▶ _Available data_:
* * * *
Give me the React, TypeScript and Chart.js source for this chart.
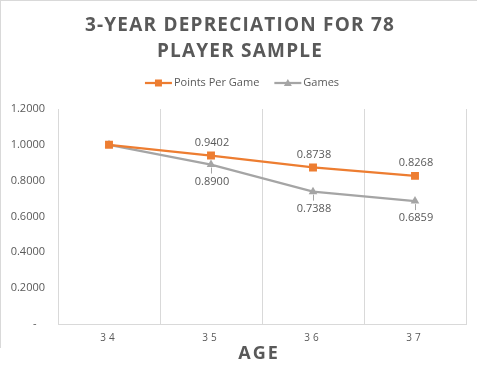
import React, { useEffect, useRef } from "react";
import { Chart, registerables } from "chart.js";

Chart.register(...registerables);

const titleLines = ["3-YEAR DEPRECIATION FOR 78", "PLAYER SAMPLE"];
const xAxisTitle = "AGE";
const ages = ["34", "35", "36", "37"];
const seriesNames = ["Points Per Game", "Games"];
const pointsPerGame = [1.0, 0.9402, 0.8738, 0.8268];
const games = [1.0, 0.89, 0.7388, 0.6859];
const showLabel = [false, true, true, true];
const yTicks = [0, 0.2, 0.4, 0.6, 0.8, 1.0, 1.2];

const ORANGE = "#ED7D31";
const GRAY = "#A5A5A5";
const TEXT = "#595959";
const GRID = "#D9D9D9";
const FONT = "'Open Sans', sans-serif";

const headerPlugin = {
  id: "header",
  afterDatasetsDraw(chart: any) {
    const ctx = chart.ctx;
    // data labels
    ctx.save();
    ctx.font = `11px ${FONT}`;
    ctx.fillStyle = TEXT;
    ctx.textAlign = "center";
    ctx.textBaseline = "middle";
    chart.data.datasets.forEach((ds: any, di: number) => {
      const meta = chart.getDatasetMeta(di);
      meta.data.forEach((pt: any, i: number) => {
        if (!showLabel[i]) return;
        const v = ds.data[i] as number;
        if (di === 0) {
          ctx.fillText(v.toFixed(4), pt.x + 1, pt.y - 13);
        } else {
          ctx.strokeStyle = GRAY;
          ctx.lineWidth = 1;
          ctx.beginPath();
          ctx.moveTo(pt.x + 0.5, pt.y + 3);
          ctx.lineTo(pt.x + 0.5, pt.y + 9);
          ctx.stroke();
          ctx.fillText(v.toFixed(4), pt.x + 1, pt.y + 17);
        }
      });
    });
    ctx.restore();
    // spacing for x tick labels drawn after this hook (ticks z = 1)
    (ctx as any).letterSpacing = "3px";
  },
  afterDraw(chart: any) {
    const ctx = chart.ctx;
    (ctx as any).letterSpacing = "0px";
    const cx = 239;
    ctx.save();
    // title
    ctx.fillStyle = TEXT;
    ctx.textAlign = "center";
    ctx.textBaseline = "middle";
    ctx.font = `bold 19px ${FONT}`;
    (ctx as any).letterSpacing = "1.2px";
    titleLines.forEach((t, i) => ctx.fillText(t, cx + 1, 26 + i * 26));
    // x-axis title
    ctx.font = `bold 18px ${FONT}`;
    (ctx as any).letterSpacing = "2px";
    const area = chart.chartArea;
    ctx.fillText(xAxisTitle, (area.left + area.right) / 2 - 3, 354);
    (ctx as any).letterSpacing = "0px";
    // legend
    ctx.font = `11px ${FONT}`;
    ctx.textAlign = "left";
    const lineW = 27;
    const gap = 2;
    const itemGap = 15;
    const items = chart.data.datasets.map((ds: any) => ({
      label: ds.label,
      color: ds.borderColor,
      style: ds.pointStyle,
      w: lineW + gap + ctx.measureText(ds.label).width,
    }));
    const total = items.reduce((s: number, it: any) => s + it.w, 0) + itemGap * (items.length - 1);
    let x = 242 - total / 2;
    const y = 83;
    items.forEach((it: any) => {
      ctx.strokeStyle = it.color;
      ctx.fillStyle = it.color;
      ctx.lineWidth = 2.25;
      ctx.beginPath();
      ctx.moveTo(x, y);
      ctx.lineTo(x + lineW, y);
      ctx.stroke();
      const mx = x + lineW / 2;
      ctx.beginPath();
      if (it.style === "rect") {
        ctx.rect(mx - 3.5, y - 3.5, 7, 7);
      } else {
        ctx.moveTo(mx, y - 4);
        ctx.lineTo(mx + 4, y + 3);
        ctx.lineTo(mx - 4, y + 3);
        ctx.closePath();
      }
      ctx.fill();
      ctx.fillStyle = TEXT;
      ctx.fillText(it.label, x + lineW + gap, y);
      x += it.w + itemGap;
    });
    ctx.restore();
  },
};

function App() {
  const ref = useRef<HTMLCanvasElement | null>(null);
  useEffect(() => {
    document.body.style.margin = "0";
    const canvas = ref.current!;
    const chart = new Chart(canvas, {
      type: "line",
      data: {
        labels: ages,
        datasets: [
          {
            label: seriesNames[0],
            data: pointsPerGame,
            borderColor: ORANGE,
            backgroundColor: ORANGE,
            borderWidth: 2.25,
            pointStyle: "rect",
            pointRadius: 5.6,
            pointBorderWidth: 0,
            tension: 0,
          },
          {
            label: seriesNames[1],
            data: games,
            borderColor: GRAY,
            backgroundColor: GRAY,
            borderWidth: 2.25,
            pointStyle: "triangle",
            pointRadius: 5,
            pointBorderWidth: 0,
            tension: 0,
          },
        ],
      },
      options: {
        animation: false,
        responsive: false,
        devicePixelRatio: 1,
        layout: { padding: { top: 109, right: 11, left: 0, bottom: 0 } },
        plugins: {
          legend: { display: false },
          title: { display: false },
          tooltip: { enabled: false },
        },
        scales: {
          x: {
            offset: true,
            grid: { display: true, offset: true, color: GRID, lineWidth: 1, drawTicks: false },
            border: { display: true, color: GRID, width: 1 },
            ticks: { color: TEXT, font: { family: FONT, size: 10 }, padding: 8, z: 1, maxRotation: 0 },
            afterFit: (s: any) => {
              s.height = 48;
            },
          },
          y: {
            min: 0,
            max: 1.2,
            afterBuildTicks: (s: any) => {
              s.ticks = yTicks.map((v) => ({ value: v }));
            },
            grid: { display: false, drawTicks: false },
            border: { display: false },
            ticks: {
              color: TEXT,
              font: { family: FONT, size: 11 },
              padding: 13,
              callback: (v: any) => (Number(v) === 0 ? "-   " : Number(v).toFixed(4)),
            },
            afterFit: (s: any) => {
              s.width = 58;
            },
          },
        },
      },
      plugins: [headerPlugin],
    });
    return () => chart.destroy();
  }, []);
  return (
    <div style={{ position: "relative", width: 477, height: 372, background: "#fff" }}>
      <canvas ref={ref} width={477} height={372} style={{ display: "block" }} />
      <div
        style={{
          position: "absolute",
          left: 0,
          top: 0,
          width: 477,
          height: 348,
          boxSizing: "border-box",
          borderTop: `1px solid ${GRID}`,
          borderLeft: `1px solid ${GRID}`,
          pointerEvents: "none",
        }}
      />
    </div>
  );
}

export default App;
* * * *
Reproduce all of the data exactly, omitting each picture it holds.

Give me the React, TypeScript and Chart.js source for this chart.
import React, { useEffect, useRef } from "react";
import { Chart, registerables } from "chart.js";

Chart.register(...registerables);

const titleLines = ["3-YEAR DEPRECIATION FOR 78", "PLAYER SAMPLE"];
const xAxisTitle = "AGE";
const ages = ["34", "35", "36", "37"];
const seriesNames = ["Points Per Game", "Games"];
const pointsPerGame = [1.0, 0.9402, 0.8738, 0.8268];
const games = [1.0, 0.89, 0.7388, 0.6859];
const showLabel = [false, true, true, true];
const yTicks = [0, 0.2, 0.4, 0.6, 0.8, 1.0, 1.2];

const ORANGE = "#ED7D31";
const GRAY = "#A5A5A5";
const TEXT = "#595959";
const GRID = "#D9D9D9";
const FONT = "'Open Sans', sans-serif";

const headerPlugin = {
  id: "header",
  afterDatasetsDraw(chart: any) {
    const ctx = chart.ctx;
    // data labels
    ctx.save();
    ctx.font = `11px ${FONT}`;
    ctx.fillStyle = TEXT;
    ctx.textAlign = "center";
    ctx.textBaseline = "middle";
    chart.data.datasets.forEach((ds: any, di: number) => {
      const meta = chart.getDatasetMeta(di);
      meta.data.forEach((pt: any, i: number) => {
        if (!showLabel[i]) return;
        const v = ds.data[i] as number;
        if (di === 0) {
          ctx.fillText(v.toFixed(4), pt.x + 1, pt.y - 13);
        } else {
          ctx.strokeStyle = GRAY;
          ctx.lineWidth = 1;
          ctx.beginPath();
          ctx.moveTo(pt.x + 0.5, pt.y + 3);
          ctx.lineTo(pt.x + 0.5, pt.y + 9);
          ctx.stroke();
          ctx.fillText(v.toFixed(4), pt.x + 1, pt.y + 17);
        }
      });
    });
    ctx.restore();
    // spacing for x tick labels drawn after this hook (ticks z = 1)
    (ctx as any).letterSpacing = "3px";
  },
  afterDraw(chart: any) {
    const ctx = chart.ctx;
    (ctx as any).letterSpacing = "0px";
    const cx = 239;
    ctx.save();
    // title
    ctx.fillStyle = TEXT;
    ctx.textAlign = "center";
    ctx.textBaseline = "middle";
    ctx.font = `bold 19px ${FONT}`;
    (ctx as any).letterSpacing = "1.2px";
    titleLines.forEach((t, i) => ctx.fillText(t, cx + 1, 26 + i * 26));
    // x-axis title
    ctx.font = `bold 18px ${FONT}`;
    (ctx as any).letterSpacing = "2px";
    const area = chart.chartArea;
    ctx.fillText(xAxisTitle, (area.left + area.right) / 2 - 3, 354);
    (ctx as any).letterSpacing = "0px";
    // legend
    ctx.font = `11px ${FONT}`;
    ctx.textAlign = "left";
    const lineW = 27;
    const gap = 2;
    const itemGap = 15;
    const items = chart.data.datasets.map((ds: any) => ({
      label: ds.label,
      color: ds.borderColor,
      style: ds.pointStyle,
      w: lineW + gap + ctx.measureText(ds.label).width,
    }));
    const total = items.reduce((s: number, it: any) => s + it.w, 0) + itemGap * (items.length - 1);
    let x = 242 - total / 2;
    const y = 83;
    items.forEach((it: any) => {
      ctx.strokeStyle = it.color;
      ctx.fillStyle = it.color;
      ctx.lineWidth = 2.25;
      ctx.beginPath();
      ctx.moveTo(x, y);
      ctx.lineTo(x + lineW, y);
      ctx.stroke();
      const mx = x + lineW / 2;
      ctx.beginPath();
      if (it.style === "rect") {
        ctx.rect(mx - 3.5, y - 3.5, 7, 7);
      } else {
        ctx.moveTo(mx, y - 4);
        ctx.lineTo(mx + 4, y + 3);
        ctx.lineTo(mx - 4, y + 3);
        ctx.closePath();
      }
      ctx.fill();
      ctx.fillStyle = TEXT;
      ctx.fillText(it.label, x + lineW + gap, y);
      x += it.w + itemGap;
    });
    ctx.restore();
  },
};

function App() {
  const ref = useRef<HTMLCanvasElement | null>(null);
  useEffect(() => {
    document.body.style.margin = "0";
    const canvas = ref.current!;
    const chart = new Chart(canvas, {
      type: "line",
      data: {
        labels: ages,
        datasets: [
          {
            label: seriesNames[0],
            data: pointsPerGame,
            borderColor: ORANGE,
            backgroundColor: ORANGE,
            borderWidth: 2.25,
            pointStyle: "rect",
            pointRadius: 5.6,
            pointBorderWidth: 0,
            tension: 0,
          },
          {
            label: seriesNames[1],
            data: games,
            borderColor: GRAY,
            backgroundColor: GRAY,
            borderWidth: 2.25,
            pointStyle: "triangle",
            pointRadius: 5,
            pointBorderWidth: 0,
            tension: 0,
          },
        ],
      },
      options: {
        animation: false,
        responsive: false,
        devicePixelRatio: 1,
        layout: { padding: { top: 109, right: 11, left: 0, bottom: 0 } },
        plugins: {
          legend: { display: false },
          title: { display: false },
          tooltip: { enabled: false },
        },
        scales: {
          x: {
            offset: true,
            grid: { display: true, offset: true, color: GRID, lineWidth: 1, drawTicks: false },
            border: { display: true, color: GRID, width: 1 },
            ticks: { color: TEXT, font: { family: FONT, size: 10 }, padding: 8, z: 1, maxRotation: 0 },
            afterFit: (s: any) => {
              s.height = 48;
            },
          },
          y: {
            min: 0,
            max: 1.2,
            afterBuildTicks: (s: any) => {
              s.ticks = yTicks.map((v) => ({ value: v }));
            },
            grid: { display: false, drawTicks: false },
            border: { display: false },
            ticks: {
              color: TEXT,
              font: { family: FONT, size: 11 },
              padding: 13,
              callback: (v: any) => (Number(v) === 0 ? "-   " : Number(v).toFixed(4)),
            },
            afterFit: (s: any) => {
              s.width = 58;
            },
          },
        },
      },
      plugins: [headerPlugin],
    });
    return () => chart.destroy();
  }, []);
  return (
    <div style={{ position: "relative", width: 477, height: 372, background: "#fff" }}>
      <canvas ref={ref} width={477} height={372} style={{ display: "block" }} />
      <div
        style={{
          position: "absolute",
          left: 0,
          top: 0,
          width: 477,
          height: 348,
          boxSizing: "border-box",
          borderTop: `1px solid ${GRID}`,
          borderLeft: `1px solid ${GRID}`,
          pointerEvents: "none",
        }}
      />
    </div>
  );
}

export default App;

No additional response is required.